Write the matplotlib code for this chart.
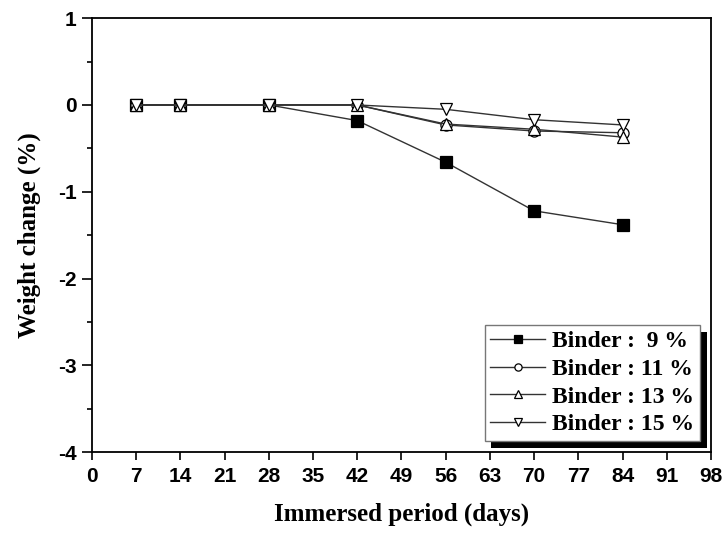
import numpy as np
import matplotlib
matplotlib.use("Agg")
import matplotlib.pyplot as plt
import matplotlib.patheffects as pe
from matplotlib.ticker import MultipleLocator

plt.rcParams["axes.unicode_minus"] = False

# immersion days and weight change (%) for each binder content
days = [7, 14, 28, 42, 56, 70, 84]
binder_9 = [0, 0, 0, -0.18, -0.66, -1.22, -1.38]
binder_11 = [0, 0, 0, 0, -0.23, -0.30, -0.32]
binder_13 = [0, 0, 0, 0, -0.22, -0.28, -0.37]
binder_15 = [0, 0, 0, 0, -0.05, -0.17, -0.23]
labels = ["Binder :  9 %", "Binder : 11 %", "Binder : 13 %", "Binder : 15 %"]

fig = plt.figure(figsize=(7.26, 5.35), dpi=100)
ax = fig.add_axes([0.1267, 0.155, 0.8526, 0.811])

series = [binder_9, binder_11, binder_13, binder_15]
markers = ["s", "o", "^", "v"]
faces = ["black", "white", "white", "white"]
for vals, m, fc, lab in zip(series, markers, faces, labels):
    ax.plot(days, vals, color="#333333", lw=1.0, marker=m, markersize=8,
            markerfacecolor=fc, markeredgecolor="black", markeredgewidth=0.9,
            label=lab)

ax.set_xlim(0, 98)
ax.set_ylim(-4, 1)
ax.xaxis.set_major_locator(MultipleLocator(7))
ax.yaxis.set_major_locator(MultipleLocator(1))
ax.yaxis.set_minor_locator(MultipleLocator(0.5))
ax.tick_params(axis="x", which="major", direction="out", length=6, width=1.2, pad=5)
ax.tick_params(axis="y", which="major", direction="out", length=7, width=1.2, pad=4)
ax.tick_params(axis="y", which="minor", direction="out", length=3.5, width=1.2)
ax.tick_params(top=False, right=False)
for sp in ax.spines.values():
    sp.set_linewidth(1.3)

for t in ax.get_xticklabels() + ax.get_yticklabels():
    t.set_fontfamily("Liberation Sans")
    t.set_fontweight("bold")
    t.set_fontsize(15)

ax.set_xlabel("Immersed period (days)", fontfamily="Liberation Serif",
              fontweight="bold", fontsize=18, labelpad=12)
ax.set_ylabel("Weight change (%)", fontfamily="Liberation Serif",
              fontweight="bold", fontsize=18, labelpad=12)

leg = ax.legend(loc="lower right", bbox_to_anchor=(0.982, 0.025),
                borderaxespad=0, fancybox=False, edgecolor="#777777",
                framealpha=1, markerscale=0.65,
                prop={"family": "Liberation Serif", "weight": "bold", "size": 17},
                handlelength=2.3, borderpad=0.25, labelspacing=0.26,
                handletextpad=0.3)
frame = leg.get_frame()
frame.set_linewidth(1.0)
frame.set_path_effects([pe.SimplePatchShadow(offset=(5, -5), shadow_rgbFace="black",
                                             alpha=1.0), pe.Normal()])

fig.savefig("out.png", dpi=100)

○ ○ ○ ○ ○ ○ ○

Every line above should be returned word for word, with the pictures left behind.

■ The solution
Write the matplotlib code for this chart.
import numpy as np
import matplotlib
matplotlib.use("Agg")
import matplotlib.pyplot as plt
import matplotlib.patheffects as pe
from matplotlib.ticker import MultipleLocator

plt.rcParams["axes.unicode_minus"] = False

# immersion days and weight change (%) for each binder content
days = [7, 14, 28, 42, 56, 70, 84]
binder_9 = [0, 0, 0, -0.18, -0.66, -1.22, -1.38]
binder_11 = [0, 0, 0, 0, -0.23, -0.30, -0.32]
binder_13 = [0, 0, 0, 0, -0.22, -0.28, -0.37]
binder_15 = [0, 0, 0, 0, -0.05, -0.17, -0.23]
labels = ["Binder :  9 %", "Binder : 11 %", "Binder : 13 %", "Binder : 15 %"]

fig = plt.figure(figsize=(7.26, 5.35), dpi=100)
ax = fig.add_axes([0.1267, 0.155, 0.8526, 0.811])

series = [binder_9, binder_11, binder_13, binder_15]
markers = ["s", "o", "^", "v"]
faces = ["black", "white", "white", "white"]
for vals, m, fc, lab in zip(series, markers, faces, labels):
    ax.plot(days, vals, color="#333333", lw=1.0, marker=m, markersize=8,
            markerfacecolor=fc, markeredgecolor="black", markeredgewidth=0.9,
            label=lab)

ax.set_xlim(0, 98)
ax.set_ylim(-4, 1)
ax.xaxis.set_major_locator(MultipleLocator(7))
ax.yaxis.set_major_locator(MultipleLocator(1))
ax.yaxis.set_minor_locator(MultipleLocator(0.5))
ax.tick_params(axis="x", which="major", direction="out", length=6, width=1.2, pad=5)
ax.tick_params(axis="y", which="major", direction="out", length=7, width=1.2, pad=4)
ax.tick_params(axis="y", which="minor", direction="out", length=3.5, width=1.2)
ax.tick_params(top=False, right=False)
for sp in ax.spines.values():
    sp.set_linewidth(1.3)

for t in ax.get_xticklabels() + ax.get_yticklabels():
    t.set_fontfamily("Liberation Sans")
    t.set_fontweight("bold")
    t.set_fontsize(15)

ax.set_xlabel("Immersed period (days)", fontfamily="Liberation Serif",
              fontweight="bold", fontsize=18, labelpad=12)
ax.set_ylabel("Weight change (%)", fontfamily="Liberation Serif",
              fontweight="bold", fontsize=18, labelpad=12)

leg = ax.legend(loc="lower right", bbox_to_anchor=(0.982, 0.025),
                borderaxespad=0, fancybox=False, edgecolor="#777777",
                framealpha=1, markerscale=0.65,
                prop={"family": "Liberation Serif", "weight": "bold", "size": 17},
                handlelength=2.3, borderpad=0.25, labelspacing=0.26,
                handletextpad=0.3)
frame = leg.get_frame()
frame.set_linewidth(1.0)
frame.set_path_effects([pe.SimplePatchShadow(offset=(5, -5), shadow_rgbFace="black",
                                             alpha=1.0), pe.Normal()])

fig.savefig("out.png", dpi=100)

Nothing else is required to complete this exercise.